Complete step-by-step solution:
According to Gauss law, closed surfaces of various shapes can surround the charge. The net flux through closed surface equals $${\displaystyle \frac{1}{{\epsilon }_0}}$$times the net charge enclosed by that surface. The product of the closed integral of the electric field and a small area is also the net electric flux. The mathematical representation of the same is given as follows.
$$\mathrm{\Phi }=\oint E.dA={\displaystyle \frac{q_{net}}{{\epsilon }_0}}$$
So, while computing the flux of the electric field through the cube, we should consider only the charge.
Now, we will compute the magnitude of the flux.
There are a total of 8 edges present in the cube. If we consider placing a total of 8 charges in 8 edges, then, we get,
Consider the formula for computing the electric flux through a cube.
 $$\mathrm{\Phi }={\displaystyle \frac{1}{8}}{\displaystyle \frac{q_{net}}{{\epsilon }_0}}$$
Substitute the value of the net charge enclosed by the cube obtained in the above equation.
$$\begin{array}{rl}& \mathrm{\Phi }={\displaystyle \frac{1}{8}}\times {\displaystyle \frac{q}{3{\epsilon }_0}}\\ & \therefore \mathrm{\Phi }={\displaystyle \frac{q}{24{\epsilon }_0}}\end{array}$$
$$\therefore$$ The electric flux through each face if a charge Q is present in the edge of a cube is $${\displaystyle \frac{q}{24{\epsilon }_0}}$$.
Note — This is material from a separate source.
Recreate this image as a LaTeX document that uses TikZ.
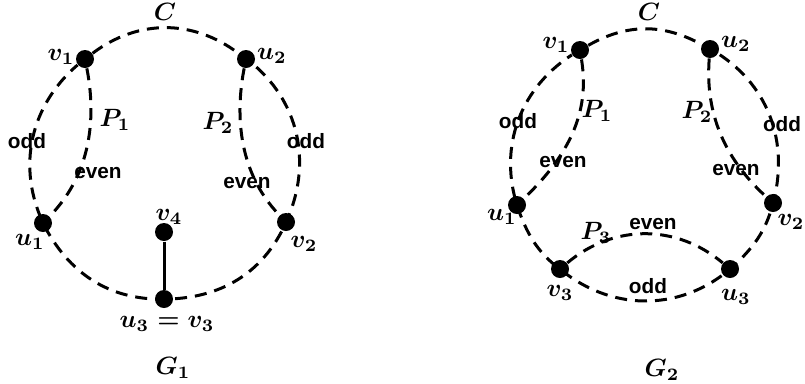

Note: Gauss law connects the electric field with its source. The net flux will be independent of the shape and size of the closed surface (Gaussian surface) surrounding the charge. As the electric field due to many changes is the vector sum of the electric fields produced by the individual charges, the flux through any closed surface can be expressed as the sum of charges by $${\epsilon }_0$$.